The most successful translators and LSPs all seem to be able to build “high trust professional networks”, and I suspect that this will be the way forward i.e. collaboration between Enterprises, MT developers, LSPs and translators who trust each other. Actually quite simple but not so common in the professional translation industry.

I feel compelled to re-use a quote I have used before because I think it fits very well in this current context.
Disruption is not something we set out to do. It is something that happens because of what we do,” stresses Brian Solis. Disruption changes human behavior (think: iPhone) and it’s a mixture of both ‘design-thinking and system-thinking’ to get there. So as an innovator, where do you begin if you don’t start with attempting disruption. To boil down Solis’ message into a word: ‘empathy.’ That’s right, empathy. Empathy drives the core of your vision as an innovator, or so it should says Solis.
Solis says that there are only two ways to change human behavior, by manipulating people, or by inspiring them. If you choose the former, good luck on your journey, but if you would prefer to attempt the latter with your innovative attempts, then you should start with empathy: the why of your product or company. That is how you will capture attention, and hold onto it, especially in the technologically, socially-driven world today.”
The excerpt above is from this post on The future of innovation is disruption (emphasis mine).

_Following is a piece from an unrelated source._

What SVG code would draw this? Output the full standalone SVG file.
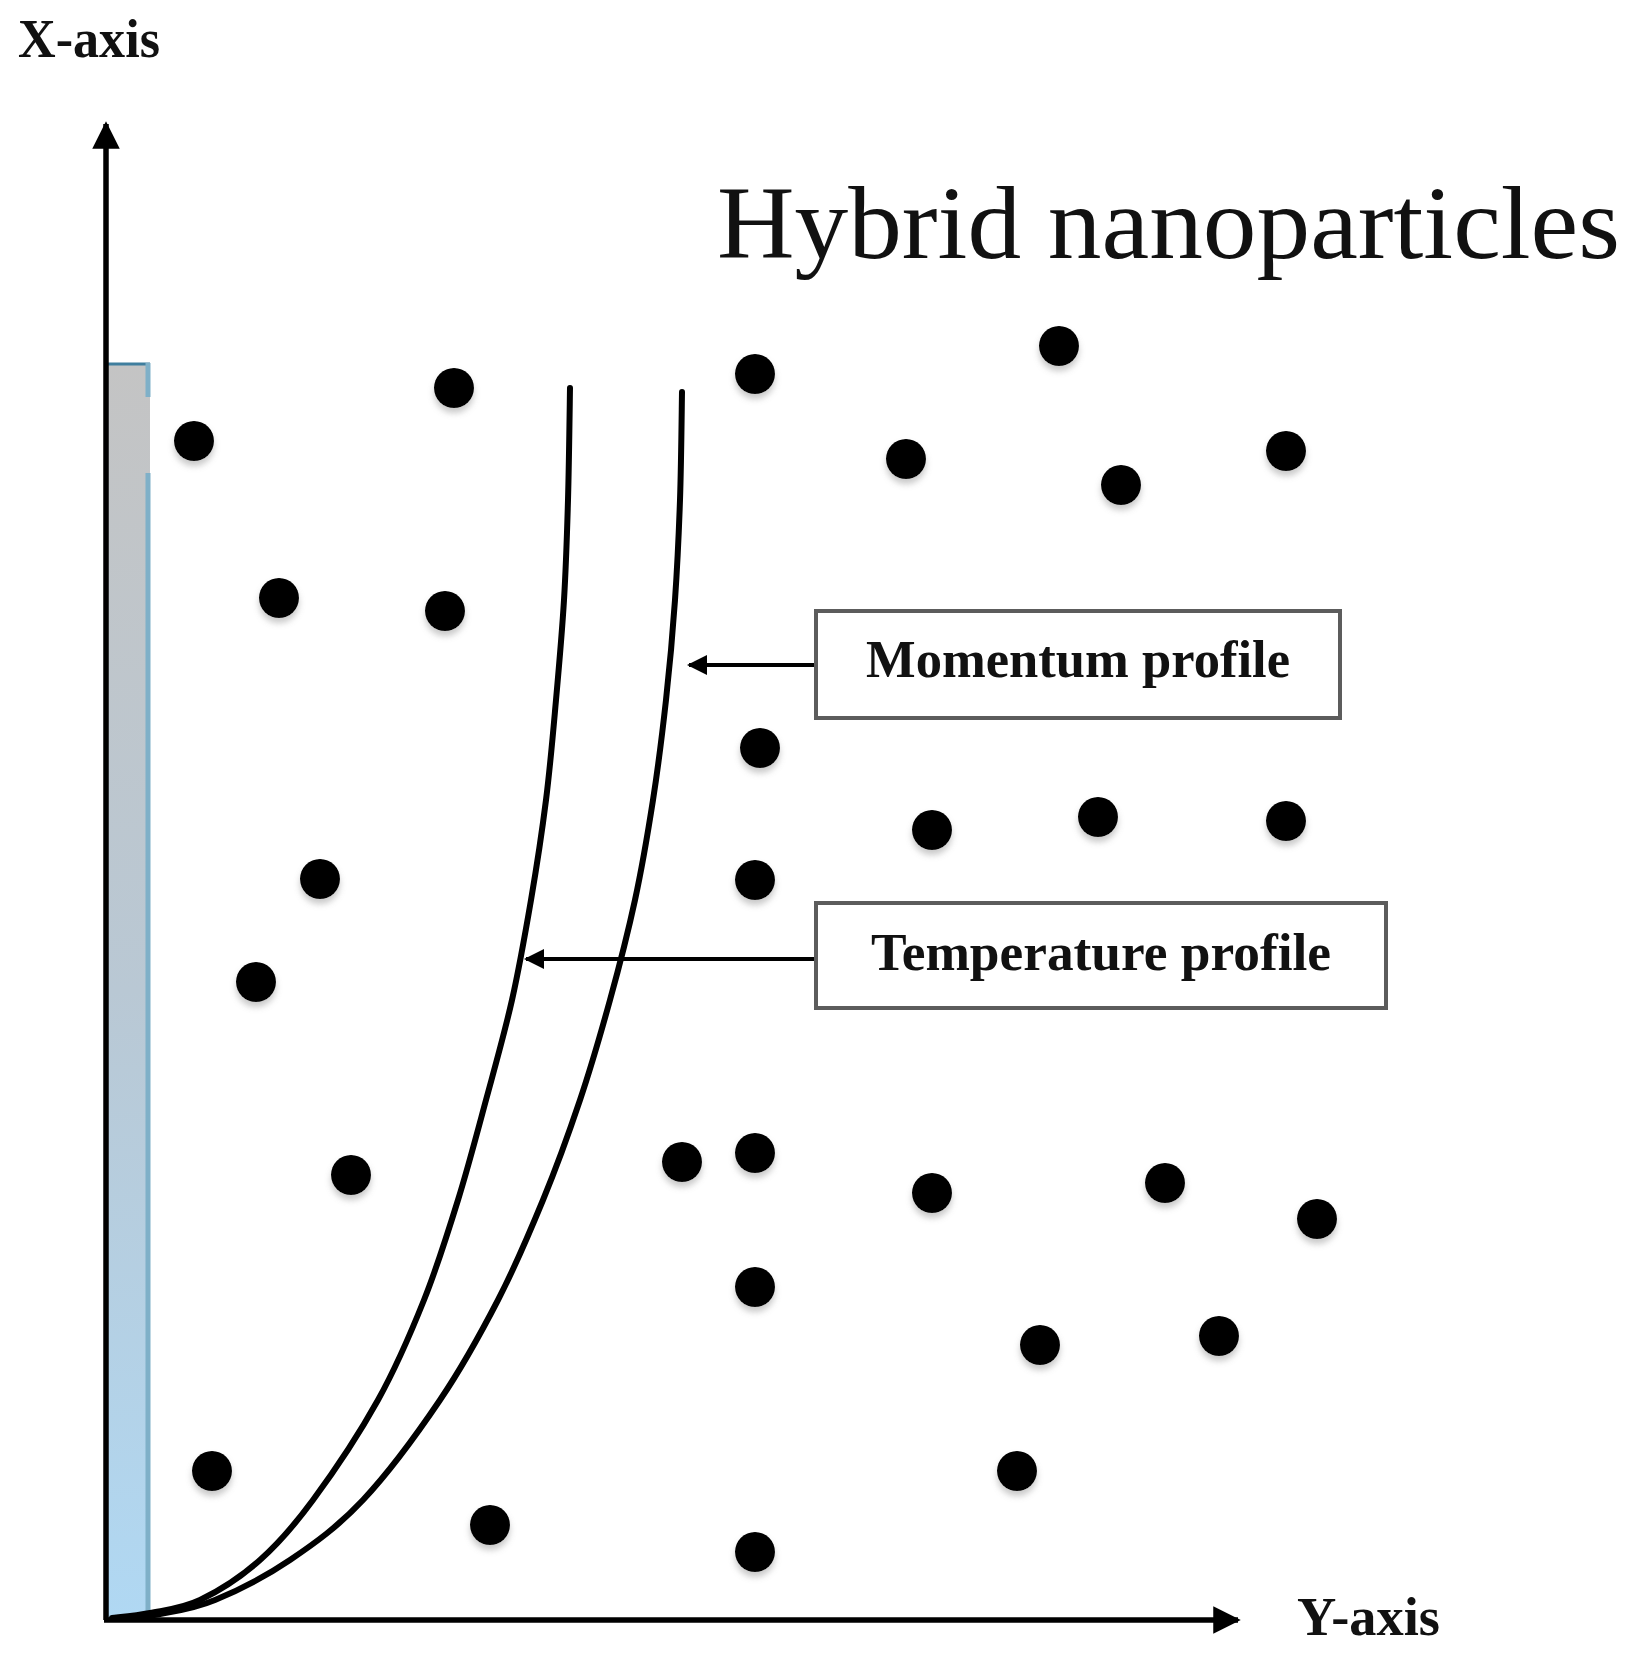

“The end of business as usual takes more than vision and innovation to survive digital Darwinism however. It requires a tectonic shift from product or industry focus to that of long-term consumer (customer) experiences. Businesses that don’t are forever caught in a perpetual cycle of competing for price and performance. It is in fact one of the reasons that Apple can command a handsome premium. The company delivers experiences that contribute to an overall lifestyle and ultimately style and self-expression. Think about the business model it takes to do so however. You can’t invent or invest in new experiences if your business is fixated on roadmaps and defending aging business models (SDL & LIOX?).”
This excerpt is from a fascinating article on the collapse of the Japanese consumer electronics industry and especially Sony, Panasonic and Sharp.



The way forward in developing win-win scenarios and excellence in these challenging times is collaboration between trusted partners. Collaboration curves hold the potential to mobilize larger and more diverse groups of participants to innovate and create new value. In trusted relationships and networks critical knowledge flows happen more easily. Benefits and risks are shared more willingly and together participants are driven by a desire to learn and reach new levels of performance. In this context, zero sum relationships that focus on dividing a fixed pie of rewards evolve into positive sum relationships where participants are driven by the opportunity to expand the overall pie.  When there is a real prospect of expanding rewards, we are much more likely to trust others than when everyone is focused on how to get a bigger share of a fixed pie. I think it is also likely that agencies that regard translators as valued partners in a demonstrable way at an organizational level, will likely lead the innovation and evolution of how business translation gets done.  Hegel says also that a new narrative based on opportunity is needed.
Like any great narrative, it must be crafted.  “Craft” is an evocative term because it suggests that narratives are not just created on paper, but built through the actions that we begin to take as we start to see the opportunity ahead. Narratives emerge through action and interaction as we collectively begin to sense an opportunity and learn through action what it will take to achieve that opportunity.
No single person can be responsible or create this collaboration, trust and opportunity narrative and I look forward to seeing those who do help carve a path for all to learn from. Revolutions often happen from many small acts (balls) that are set into motion, rolling together in the same direction gradually building momentum and some revolutions happen slowly after some initial sputtering and misfiring.